December 5, 2012 by · Leave a Comment 

Back in June of last year, Netflix chief Reed Hastings said that he would be willing to pay Liberty Media’s Starz as much as $200 million to renew its deal with the movie channel, which gave Netflix exclusive rights to screen Disney and Sony movies in the “pay TV window” — around eight months after their theatrical release. Starz apparently wasn’t interested. Then, in September, Netflix lost its exclusive deal with Epix for Paramount, Lionsgate, and MGM movies. In effect, it became principally an outlet for TV reruns, particularly serialized shows that viewers wanted to watch in marathon sittings. Now, Netflix has made an end run around Starz, making a deal for a reported $300 million that, beginning in 2016, will bring it not only Disney and Pixar films, but also those from Disney-owner Marvel and Lucasfilm. Disney also agreed to give Netflix nonexclusive streaming rights to many of its classic titles beginning at once.

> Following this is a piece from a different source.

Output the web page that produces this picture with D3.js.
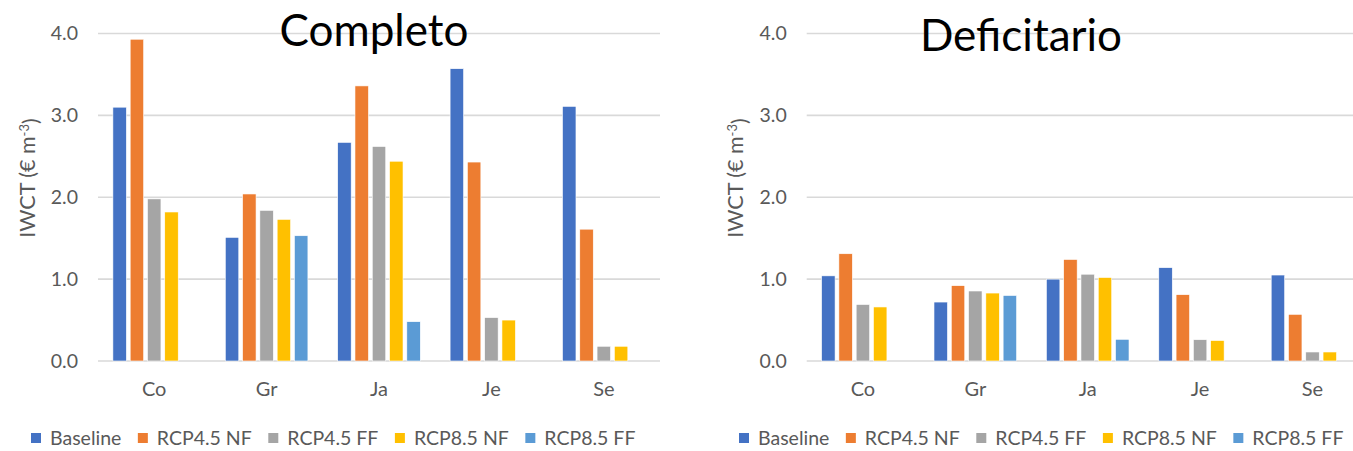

Netflix stock, which has ridden a rollercoaster over the past two years, jumped 14 percent on the news to $85.65. But some analysts remained skeptical, questioning where the money is going to come from to pay for Netflix’s expensive content deals. (In an interview with Bloomberg News on Monday Ted Sarandos, chief content officer for Netflix, said that his company also hopes to land a similar deal with Sony.) Michael Pachter of Wedbush Securities told the Associated Press, “These costs are going to sink Netflix.” At the very least, he commented, they will keep Netflix profitless for the next several years. In a note to clients, he wrote, “Despite recent commentary from Carl Icahn, we see few potential strategic acquirers of Netflix, and think the stock is overvalued.” Meanwhile, Verizon chief Lowell McAdam said on Tuesday that, contrary to rumors, Redbox Instant will not be launching this month. The streaming service, which is expected to challenge Netflix’s dominance, will not kick off until sometime next year, McAdam said at an investor conference in New York.